In the meantime, the landlord applied to strike out the tenant's lease renewal claim.

However, ultimately the judge at first instance granted the tenant relief from forfeiture, on the basis that the tenant pay 50% of the rent payable for the unoccupied period and awarding the tenant 50% of his costs.  The landlord appealed.

Court's jurisdiction – relief from forfeiture

In the appeal, the High Court overturned the lower court's decision to reduce the rent and the costs award, upholding the following 3 grounds of appeal (at [22]), namely:

Whether the judge in the court of first instance had erred by:

  1. reducing the rent due as a condition of relief from forfeiture to 50% between peaceable re-entry and the grant of relief from forfeiture;
  2. awarding the tenant 50% of his costs; and
  3. conflating legal costs with re-entry costs. 

Ground 1 – 50% rent reduction for the period in which the tenant was out of occupation 

The appeal judge observed that the court's discretion is governed by principles of equity and that relief should not be granted on terms which enable the landlord to profit from the exercise of the right of re-entry (such as profiting from the re-letting of premises from the period between the landlord obtaining possession of the property and the tenant obtaining relief). But the Judge observed that "nowhere is it suggested that this conduct is relevant to anything other than costs." (at [30]).

In exercising its discretion to grant relief, the court does not have jurisdiction to change the value of the rent owed under a pre-existing lease, though it may determine the "precise length of time within which the arrears of rent and any costs must be paid"(at [28(iii)]) and it may make provision in its costs award to address any inequity of the parties arising out of particular facts, such as a landlord contributing to unnecessary procedural delays.  There was no evidence of this in this case. 

Ground 2 - awarding the tenant 50% of his costs

The appeal judge overturned the costs award and proceeded to exercise his discretion afresh, granting an 'issues based' costs award and ordering:

  1. the landlord to pay the tenant's costs of dealing with the landlord's application to strike out the tenant's lease renewal claim, because this had been made after it became clear that the tenant intended to pursue a claim for relief; and
  2. the tenant to pay the landlord's costs incurred by the tenant seeking to raise a waiver argument which it later transpired was ill founded and which hindered the landlord's ability to consent to the application for relief for fear of granting a new lease by accepting overdue rent. 

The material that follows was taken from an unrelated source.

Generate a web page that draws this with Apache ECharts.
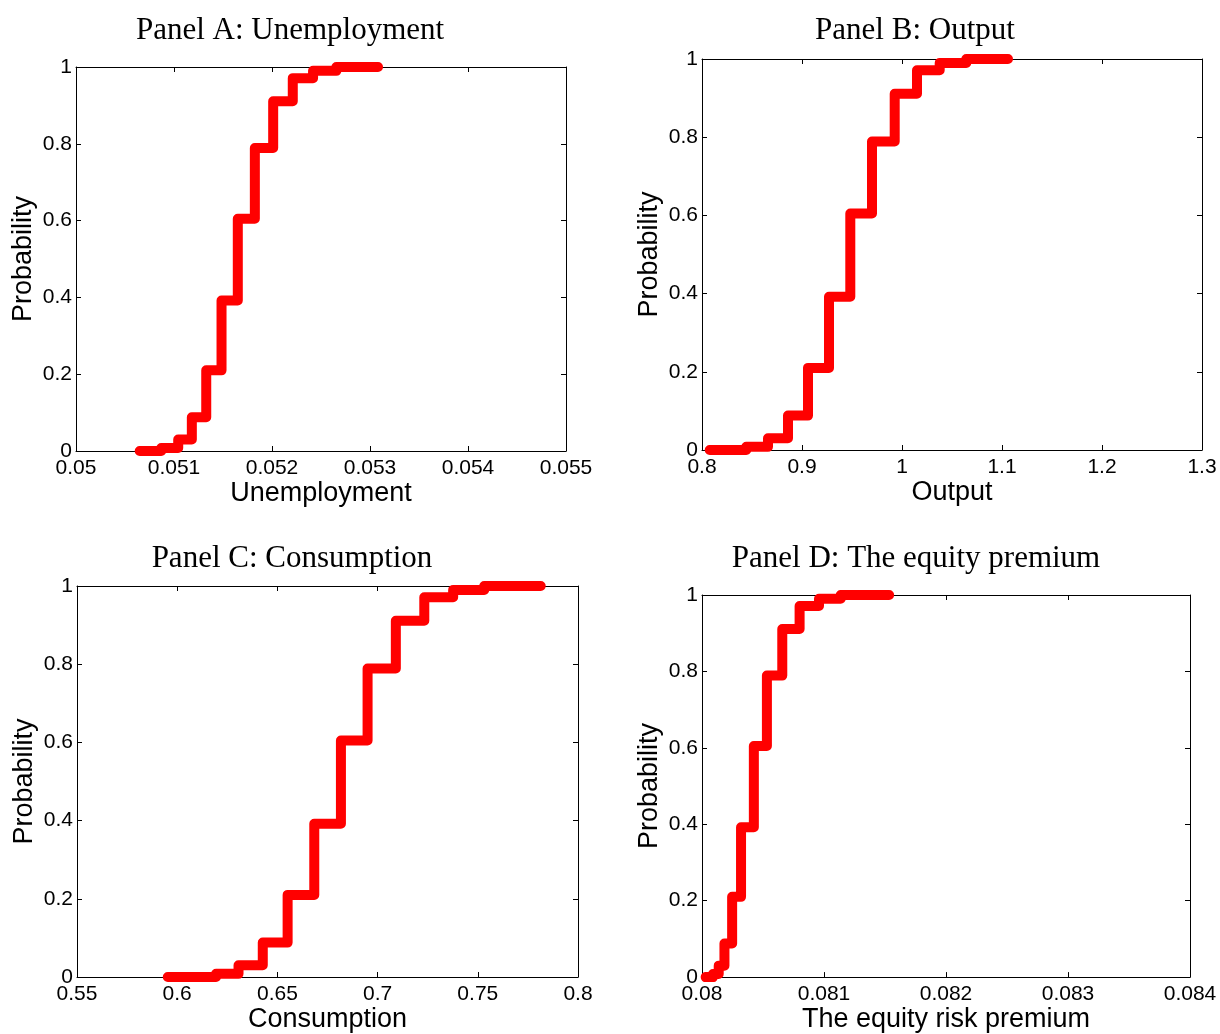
<!DOCTYPE html>
<html>
<head>
<meta charset="utf-8">
<script src="https://cdn.jsdelivr.net/npm/echarts@6/dist/echarts.min.js"></script>
<style>
html, body { margin: 0; background: #fff; }
#main { width: 1220px; height: 1034px; }
</style>
</head>
<body>
<div id="main"></div>
<script>
// cumulative probability after each jump (last entry = end of the stairs)
var probLevels = [0, 0.008, 0.03, 0.088, 0.21, 0.392, 0.605, 0.789, 0.911, 0.971, 0.99, 1, 1];

// jump locations
var unemployment = [0.05065, 0.05087, 0.051043, 0.051182, 0.051329, 0.051485, 0.051651, 0.051825, 0.052012, 0.052212, 0.052419, 0.052657, 0.053082];
var output = [0.8077, 0.8443, 0.866, 0.886, 0.906, 0.927, 0.9483, 0.97, 0.9927, 1.015, 1.0377, 1.0643, 1.106];
var consumption = [0.5953, 0.6194, 0.6306, 0.6427, 0.6551, 0.6684, 0.6817, 0.695, 0.7091, 0.7233, 0.7377, 0.7532, 0.7814];
var equityPremium = [0.08003, 0.08009, 0.080137, 0.080184, 0.080247, 0.08032, 0.080425, 0.080532, 0.080658, 0.0808, 0.080959, 0.081137, 0.081534];

// tick values
var probTicks = [0, 0.2, 0.4, 0.6, 0.8, 1];
var unempTicks = [0.05, 0.051, 0.052, 0.053, 0.054, 0.055];
var outputTicks = [0.8, 0.9, 1, 1.1, 1.2, 1.3];
var consTicks = [0.55, 0.6, 0.65, 0.7, 0.75, 0.8];
var equityTicks = [0.08, 0.081, 0.082, 0.083, 0.084];

var panels = [
    {title: 'Panel A: Unemployment', xName: 'Unemployment', xs: unemployment, ticks: unempTicks,
     grid: {left: 76, top: 67, width: 490, height: 384}, titleX: 285, titleY: 10, nameGap: 26},
    {title: 'Panel B: Output', xName: 'Output', xs: output, ticks: outputTicks,
     grid: {left: 702, top: 59, width: 500, height: 391}, titleX: 910, titleY: 10, nameGap: 26},
    {title: 'Panel C: Consumption', xName: 'Consumption', xs: consumption, ticks: consTicks,
     grid: {left: 77, top: 586, width: 501, height: 391}, titleX: 287, titleY: 538, nameGap: 27},
    {title: 'Panel D: The equity premium', xName: 'The equity risk premium', xs: equityPremium, ticks: equityTicks,
     grid: {left: 702, top: 595, width: 488, height: 383}, titleX: 911, titleY: 538, nameGap: 26}
];

var sans = 'Liberation Sans';
var black = '#000';

function tidy(v) {
    return String(+v.toFixed(6));
}

function boxAxis(ticks, position, gridIndex, showLabel) {
    return {
        type: 'value',
        gridIndex: gridIndex,
        position: position,
        min: ticks[0],
        max: ticks[ticks.length - 1],
        interval: +(ticks[1] - ticks[0]).toFixed(6),
        axisLine: {show: true, onZero: false, lineStyle: {color: black, width: 1}},
        axisTick: {show: true, inside: true, length: 5, lineStyle: {color: black}},
        axisLabel: {show: showLabel, color: black, fontFamily: sans, fontSize: 21, formatter: tidy},
        splitLine: {show: false}
    };
}

var option = {
    animation: false,
    backgroundColor: '#fff',
    title: [],
    grid: [],
    xAxis: [],
    yAxis: [],
    series: []
};

panels.forEach(function (p, i) {
    option.title.push({
        text: p.title,
        left: p.titleX,
        top: p.titleY,
        textAlign: 'center',
        textStyle: {fontFamily: 'Liberation Serif', fontSize: 31, fontWeight: 'normal', color: black}
    });
    option.grid.push(p.grid);

    var xb = boxAxis(p.ticks, 'bottom', i, true);
    xb.axisLabel.margin = 7;
    xb.name = p.xName;
    xb.nameLocation = 'middle';
    xb.nameGap = p.nameGap;
    xb.nameTextStyle = {fontFamily: sans, fontSize: 27, color: black};
    option.xAxis[i] = xb;
    option.xAxis[i + 4] = boxAxis(p.ticks, 'top', i, false);

    var yl = boxAxis(probTicks, 'left', i, true);
    yl.axisLabel.margin = 4;
    yl.name = 'Probability';
    yl.nameLocation = 'middle';
    yl.nameGap = 39;
    yl.nameTextStyle = {fontFamily: sans, fontSize: 27, color: black};
    option.yAxis[i] = yl;
    option.yAxis[i + 4] = boxAxis(probTicks, 'right', i, false);

    option.series.push({
        type: 'line',
        xAxisIndex: i,
        yAxisIndex: i,
        step: 'end',
        symbol: 'none',
        clip: true,
        lineStyle: {color: '#ff0000', width: 10, cap: 'round', join: 'round'},
        data: p.xs.map(function (x, j) { return [x, probLevels[j]]; })
    });
});

var myChart = echarts.init(document.getElementById('main'));
myChart.setOption(option);
</script>
</body>
</html>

Ground 3 - conflating legal costs with re-entry costs

The appeal judge determined that the judge at first instance should have ordered as a condition of relief being granted that the tenant pay the landlord's forfeiture costs and its costs of responding to an unopposed application for relief from forfeiture. Any subsequent apportionment against costs incurred in relation to the interim applications or set off requests could have then been dealt with.

A tenant, having had the lease forfeited for failing to pay rent, will expect to pay (as conditions of the court granting relief): (1) the full rent arrears falling due to the date relief is granted: (2) interest on those arrears; (3) the landlords costs of recovering possession of the property by peaceable re-entry; and (4) the landlord's costs in the forfeiture proceedings. The appeal case affirms this position. 

It is also worth noting that: (1) even timely relief applications can face significant court delays (sometimes months) before being heard meaning that a tenant may be out of possession for some time between the date of forfeiture and any order for relief; and (2) tactical interim applications should be used sparingly to reduce the risk of derailing proceedings, exacerbating procedural delays and facing adverse costs orders.